The request → Transcribe the listing exactly, leaving out every picture.

>> Begin

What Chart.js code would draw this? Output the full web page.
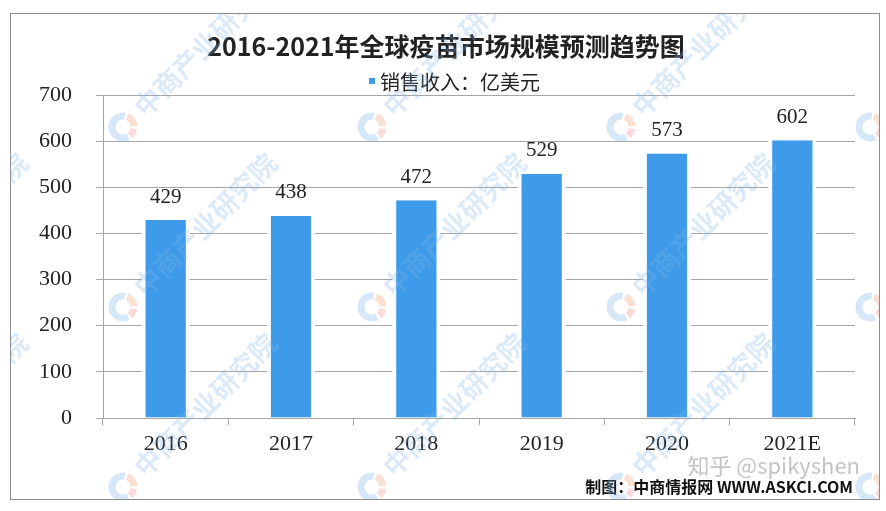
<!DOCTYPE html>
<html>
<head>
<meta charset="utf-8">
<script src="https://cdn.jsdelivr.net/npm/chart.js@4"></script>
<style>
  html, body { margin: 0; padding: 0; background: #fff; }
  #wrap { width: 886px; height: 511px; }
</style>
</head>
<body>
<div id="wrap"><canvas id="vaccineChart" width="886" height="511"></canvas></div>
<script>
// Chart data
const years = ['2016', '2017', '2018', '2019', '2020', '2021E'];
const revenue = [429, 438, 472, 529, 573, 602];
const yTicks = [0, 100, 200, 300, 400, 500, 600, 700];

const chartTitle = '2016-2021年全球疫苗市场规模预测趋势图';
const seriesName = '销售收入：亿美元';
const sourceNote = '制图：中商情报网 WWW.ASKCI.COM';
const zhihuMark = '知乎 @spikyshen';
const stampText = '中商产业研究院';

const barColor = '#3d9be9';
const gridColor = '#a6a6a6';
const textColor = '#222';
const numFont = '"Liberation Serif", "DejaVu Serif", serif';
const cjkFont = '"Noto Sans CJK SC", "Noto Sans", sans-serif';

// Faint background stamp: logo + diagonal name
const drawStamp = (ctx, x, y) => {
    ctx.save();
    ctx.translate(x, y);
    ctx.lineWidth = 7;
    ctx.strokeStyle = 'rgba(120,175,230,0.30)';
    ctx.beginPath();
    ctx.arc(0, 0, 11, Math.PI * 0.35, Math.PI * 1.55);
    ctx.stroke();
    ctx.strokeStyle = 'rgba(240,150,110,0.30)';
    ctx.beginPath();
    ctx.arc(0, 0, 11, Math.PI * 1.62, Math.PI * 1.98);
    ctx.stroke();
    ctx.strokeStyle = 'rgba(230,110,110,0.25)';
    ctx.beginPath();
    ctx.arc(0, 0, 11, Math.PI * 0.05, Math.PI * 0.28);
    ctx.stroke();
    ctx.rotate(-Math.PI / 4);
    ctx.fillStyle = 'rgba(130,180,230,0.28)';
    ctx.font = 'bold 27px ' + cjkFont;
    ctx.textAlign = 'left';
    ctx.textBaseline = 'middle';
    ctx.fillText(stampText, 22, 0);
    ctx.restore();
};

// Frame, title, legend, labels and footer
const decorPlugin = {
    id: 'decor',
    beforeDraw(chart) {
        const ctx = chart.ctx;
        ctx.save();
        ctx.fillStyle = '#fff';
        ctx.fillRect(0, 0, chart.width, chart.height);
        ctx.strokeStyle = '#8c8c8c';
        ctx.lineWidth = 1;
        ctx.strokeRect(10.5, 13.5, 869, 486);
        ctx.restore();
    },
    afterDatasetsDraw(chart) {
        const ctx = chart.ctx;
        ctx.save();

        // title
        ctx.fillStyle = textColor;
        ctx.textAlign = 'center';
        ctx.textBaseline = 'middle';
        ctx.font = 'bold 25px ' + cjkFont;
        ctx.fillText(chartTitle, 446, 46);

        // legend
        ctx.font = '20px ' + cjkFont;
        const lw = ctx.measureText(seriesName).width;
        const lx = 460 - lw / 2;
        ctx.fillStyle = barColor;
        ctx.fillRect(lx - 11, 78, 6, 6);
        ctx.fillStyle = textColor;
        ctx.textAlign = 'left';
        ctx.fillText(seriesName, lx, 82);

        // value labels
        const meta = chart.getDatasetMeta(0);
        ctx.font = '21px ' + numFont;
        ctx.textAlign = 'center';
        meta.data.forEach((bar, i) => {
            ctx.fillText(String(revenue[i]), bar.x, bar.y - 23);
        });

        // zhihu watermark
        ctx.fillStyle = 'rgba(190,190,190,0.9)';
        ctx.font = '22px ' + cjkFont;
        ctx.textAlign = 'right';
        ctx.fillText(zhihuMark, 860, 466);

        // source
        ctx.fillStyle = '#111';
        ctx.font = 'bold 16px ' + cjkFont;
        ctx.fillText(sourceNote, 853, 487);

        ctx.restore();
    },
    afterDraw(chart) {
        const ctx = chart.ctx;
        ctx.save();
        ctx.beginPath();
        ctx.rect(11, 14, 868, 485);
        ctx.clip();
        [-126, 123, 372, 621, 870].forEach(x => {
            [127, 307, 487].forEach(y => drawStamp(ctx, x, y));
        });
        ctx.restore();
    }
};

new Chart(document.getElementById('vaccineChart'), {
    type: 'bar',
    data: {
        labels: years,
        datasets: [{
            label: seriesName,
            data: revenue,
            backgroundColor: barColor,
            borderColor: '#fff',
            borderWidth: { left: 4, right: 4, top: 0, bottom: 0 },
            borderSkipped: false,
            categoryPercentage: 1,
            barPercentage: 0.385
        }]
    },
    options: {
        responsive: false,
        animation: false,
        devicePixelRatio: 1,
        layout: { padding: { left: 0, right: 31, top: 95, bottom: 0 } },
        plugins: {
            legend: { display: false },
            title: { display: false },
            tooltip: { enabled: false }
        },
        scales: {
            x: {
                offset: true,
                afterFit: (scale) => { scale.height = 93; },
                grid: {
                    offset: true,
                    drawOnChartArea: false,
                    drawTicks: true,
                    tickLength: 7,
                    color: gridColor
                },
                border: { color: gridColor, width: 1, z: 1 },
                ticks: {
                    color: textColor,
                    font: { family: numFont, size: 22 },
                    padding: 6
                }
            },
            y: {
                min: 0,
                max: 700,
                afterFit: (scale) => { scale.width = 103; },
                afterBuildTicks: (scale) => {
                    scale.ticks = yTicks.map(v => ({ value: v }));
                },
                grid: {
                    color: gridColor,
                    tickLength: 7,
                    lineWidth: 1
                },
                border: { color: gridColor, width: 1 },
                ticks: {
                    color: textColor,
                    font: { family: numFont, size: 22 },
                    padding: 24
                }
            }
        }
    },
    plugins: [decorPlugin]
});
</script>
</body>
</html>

>> End

The answer →
What Chart.js code would draw this? Output the full web page.
<!DOCTYPE html>
<html>
<head>
<meta charset="utf-8">
<script src="https://cdn.jsdelivr.net/npm/chart.js@4"></script>
<style>
  html, body { margin: 0; padding: 0; background: #fff; }
  #wrap { width: 886px; height: 511px; }
</style>
</head>
<body>
<div id="wrap"><canvas id="vaccineChart" width="886" height="511"></canvas></div>
<script>
// Chart data
const years = ['2016', '2017', '2018', '2019', '2020', '2021E'];
const revenue = [429, 438, 472, 529, 573, 602];
const yTicks = [0, 100, 200, 300, 400, 500, 600, 700];

const chartTitle = '2016-2021年全球疫苗市场规模预测趋势图';
const seriesName = '销售收入：亿美元';
const sourceNote = '制图：中商情报网 WWW.ASKCI.COM';
const zhihuMark = '知乎 @spikyshen';
const stampText = '中商产业研究院';

const barColor = '#3d9be9';
const gridColor = '#a6a6a6';
const textColor = '#222';
const numFont = '"Liberation Serif", "DejaVu Serif", serif';
const cjkFont = '"Noto Sans CJK SC", "Noto Sans", sans-serif';

// Faint background stamp: logo + diagonal name
const drawStamp = (ctx, x, y) => {
    ctx.save();
    ctx.translate(x, y);
    ctx.lineWidth = 7;
    ctx.strokeStyle = 'rgba(120,175,230,0.30)';
    ctx.beginPath();
    ctx.arc(0, 0, 11, Math.PI * 0.35, Math.PI * 1.55);
    ctx.stroke();
    ctx.strokeStyle = 'rgba(240,150,110,0.30)';
    ctx.beginPath();
    ctx.arc(0, 0, 11, Math.PI * 1.62, Math.PI * 1.98);
    ctx.stroke();
    ctx.strokeStyle = 'rgba(230,110,110,0.25)';
    ctx.beginPath();
    ctx.arc(0, 0, 11, Math.PI * 0.05, Math.PI * 0.28);
    ctx.stroke();
    ctx.rotate(-Math.PI / 4);
    ctx.fillStyle = 'rgba(130,180,230,0.28)';
    ctx.font = 'bold 27px ' + cjkFont;
    ctx.textAlign = 'left';
    ctx.textBaseline = 'middle';
    ctx.fillText(stampText, 22, 0);
    ctx.restore();
};

// Frame, title, legend, labels and footer
const decorPlugin = {
    id: 'decor',
    beforeDraw(chart) {
        const ctx = chart.ctx;
        ctx.save();
        ctx.fillStyle = '#fff';
        ctx.fillRect(0, 0, chart.width, chart.height);
        ctx.strokeStyle = '#8c8c8c';
        ctx.lineWidth = 1;
        ctx.strokeRect(10.5, 13.5, 869, 486);
        ctx.restore();
    },
    afterDatasetsDraw(chart) {
        const ctx = chart.ctx;
        ctx.save();

        // title
        ctx.fillStyle = textColor;
        ctx.textAlign = 'center';
        ctx.textBaseline = 'middle';
        ctx.font = 'bold 25px ' + cjkFont;
        ctx.fillText(chartTitle, 446, 46);

        // legend
        ctx.font = '20px ' + cjkFont;
        const lw = ctx.measureText(seriesName).width;
        const lx = 460 - lw / 2;
        ctx.fillStyle = barColor;
        ctx.fillRect(lx - 11, 78, 6, 6);
        ctx.fillStyle = textColor;
        ctx.textAlign = 'left';
        ctx.fillText(seriesName, lx, 82);

        // value labels
        const meta = chart.getDatasetMeta(0);
        ctx.font = '21px ' + numFont;
        ctx.textAlign = 'center';
        meta.data.forEach((bar, i) => {
            ctx.fillText(String(revenue[i]), bar.x, bar.y - 23);
        });

        // zhihu watermark
        ctx.fillStyle = 'rgba(190,190,190,0.9)';
        ctx.font = '22px ' + cjkFont;
        ctx.textAlign = 'right';
        ctx.fillText(zhihuMark, 860, 466);

        // source
        ctx.fillStyle = '#111';
        ctx.font = 'bold 16px ' + cjkFont;
        ctx.fillText(sourceNote, 853, 487);

        ctx.restore();
    },
    afterDraw(chart) {
        const ctx = chart.ctx;
        ctx.save();
        ctx.beginPath();
        ctx.rect(11, 14, 868, 485);
        ctx.clip();
        [-126, 123, 372, 621, 870].forEach(x => {
            [127, 307, 487].forEach(y => drawStamp(ctx, x, y));
        });
        ctx.restore();
    }
};

new Chart(document.getElementById('vaccineChart'), {
    type: 'bar',
    data: {
        labels: years,
        datasets: [{
            label: seriesName,
            data: revenue,
            backgroundColor: barColor,
            borderColor: '#fff',
            borderWidth: { left: 4, right: 4, top: 0, bottom: 0 },
            borderSkipped: false,
            categoryPercentage: 1,
            barPercentage: 0.385
        }]
    },
    options: {
        responsive: false,
        animation: false,
        devicePixelRatio: 1,
        layout: { padding: { left: 0, right: 31, top: 95, bottom: 0 } },
        plugins: {
            legend: { display: false },
            title: { display: false },
            tooltip: { enabled: false }
        },
        scales: {
            x: {
                offset: true,
                afterFit: (scale) => { scale.height = 93; },
                grid: {
                    offset: true,
                    drawOnChartArea: false,
                    drawTicks: true,
                    tickLength: 7,
                    color: gridColor
                },
                border: { color: gridColor, width: 1, z: 1 },
                ticks: {
                    color: textColor,
                    font: { family: numFont, size: 22 },
                    padding: 6
                }
            },
            y: {
                min: 0,
                max: 700,
                afterFit: (scale) => { scale.width = 103; },
                afterBuildTicks: (scale) => {
                    scale.ticks = yTicks.map(v => ({ value: v }));
                },
                grid: {
                    color: gridColor,
                    tickLength: 7,
                    lineWidth: 1
                },
                border: { color: gridColor, width: 1 },
                ticks: {
                    color: textColor,
                    font: { family: numFont, size: 22 },
                    padding: 24
                }
            }
        }
    },
    plugins: [decorPlugin]
});
</script>
</body>
</html>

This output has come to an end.